# Exploding soap



## Patty13637 (Oct 26, 2007)

I have been having issues with soap blowing up like a volcano :help2 Same recipe same scents , and temps . The lard I have has these ingredients
lard
bha
bht
monoglyceride citrate


no clue what they are but could theu be causing a problem ?


next could be my oil . Its a sunflower soy blend


Patty


----------



## MiaBella Farm (Jul 22, 2008)

What kind of mold are you using?


----------



## Patty13637 (Oct 26, 2007)

Martha molds


----------



## MiaBella Farm (Jul 22, 2008)

Sorry, can't help ya, I use PVC round molds and ocassionally mine will volcano, but that is because the heat has nowhere to go but up and out the top of the PVC pipe...it does not happen with all of my soaps, only a few.

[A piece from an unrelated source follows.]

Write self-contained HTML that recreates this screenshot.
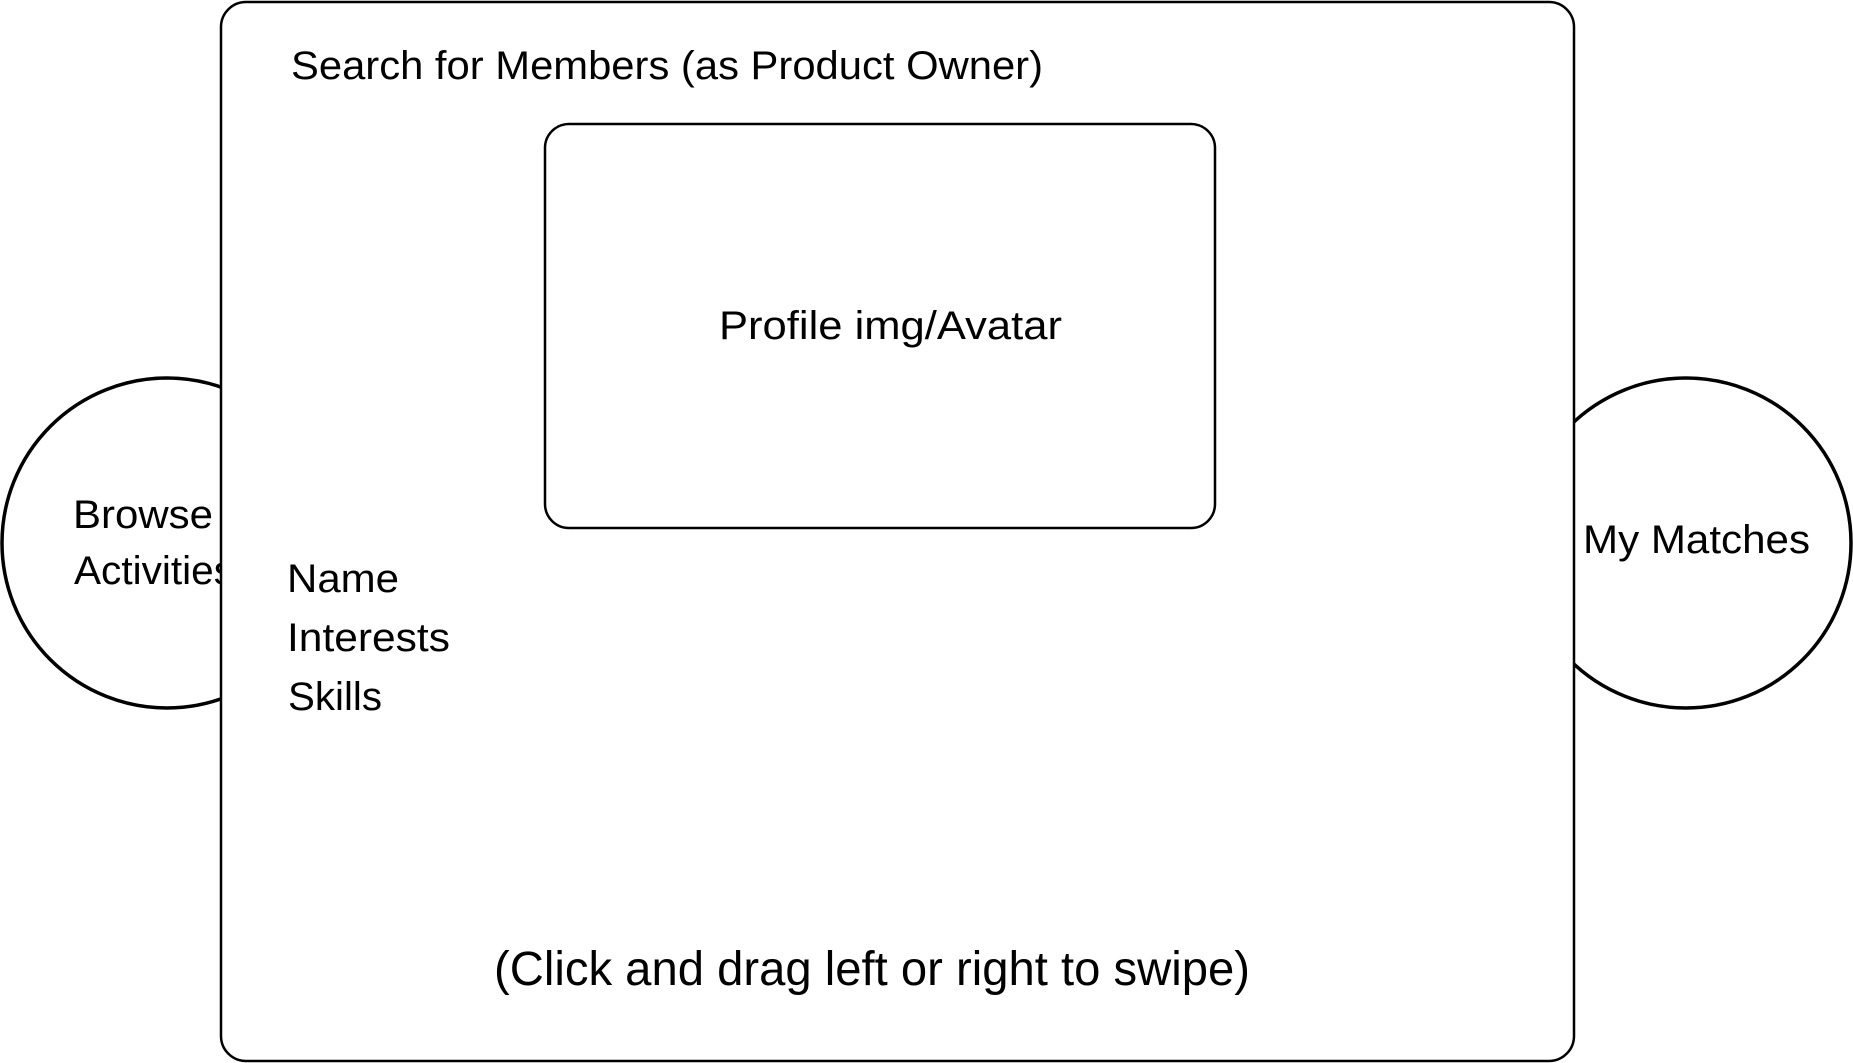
<!DOCTYPE html>
<html><head><style>html,body{margin:0;padding:0;background:#fff}svg{display:block}</style></head>
<body>
<svg width="1853" height="1063" viewBox="0 0 1853 1063" xmlns="http://www.w3.org/2000/svg" font-family="Liberation Sans, sans-serif" fill="#000">
<circle cx="167" cy="543" r="165" fill="#fff" stroke="#000" stroke-width="3.5"/>
<circle cx="1686" cy="543" r="165" fill="#fff" stroke="#000" stroke-width="3.5"/>
<text x="73" y="528" font-size="40" textLength="140" lengthAdjust="spacingAndGlyphs">Browse</text>
<text x="74" y="584" font-size="40" textLength="160" lengthAdjust="spacingAndGlyphs">Activities</text>
<rect x="221" y="2" width="1353" height="1059" rx="25" fill="#fff" stroke="#000" stroke-width="2.5"/>
<rect x="1574" y="380" width="3" height="0" fill="none"/>
<text x="1583" y="553" font-size="40" textLength="227" lengthAdjust="spacingAndGlyphs">My Matches</text>
<text x="291" y="79" font-size="40" textLength="752" lengthAdjust="spacingAndGlyphs">Search for Members (as Product Owner)</text>
<rect x="545" y="124" width="670" height="404" rx="24" fill="#fff" stroke="#000" stroke-width="2.5"/>
<text x="719" y="339" font-size="40" textLength="343" lengthAdjust="spacingAndGlyphs">Profile img/Avatar</text>
<text x="287" y="592" font-size="40" textLength="112" lengthAdjust="spacingAndGlyphs">Name</text>
<text x="287" y="651" font-size="40" textLength="163" lengthAdjust="spacingAndGlyphs">Interests</text>
<text x="288" y="710" font-size="40" textLength="94" lengthAdjust="spacingAndGlyphs">Skills</text>
<text x="494" y="985" font-size="48" textLength="756" lengthAdjust="spacingAndGlyphs">(Click and drag left or right to swipe)</text>
</svg>
</body></html>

Maybe Vicki or one of the other ladies using Martha Molds can help you out.


----------



## Guest (Nov 9, 2009)

Hi Patty, I also use MM molds, what brand of lard is this, I used some from Walmart that had these in it.. so should not be the problem...
I am wondering about your sunflower soy blend and what else may be in it.. What fragrance and from what company?? 
Sorry so many questions, can't help you with out the answers
What kind of lye? are you using and where do you get this, do you use a scale to measure out oils/ Do you hot process, cold process/ 
what temp is your oils and lye when you mix them? 
Barb


----------



## Patty13637 (Oct 26, 2007)

Cold Process , not sure about the sunflower blend I threw out the box . I did also use a different brand of non stick spray .


I went out and got walmart lard and nonstick spray and olive oil .

I soap at just past the melting point of the lard/coconut. 

Save on scents did it today but I had it happen to om with no scent.

Patty


----------



## hsmomof4 (Oct 31, 2008)

Yeah, I use the walmart lard with those same ingredients, too, and no volcano soap here.


----------



## Patty13637 (Oct 26, 2007)

OK I now know its not my nonstick spray 

onto oil and lard next


Patty


----------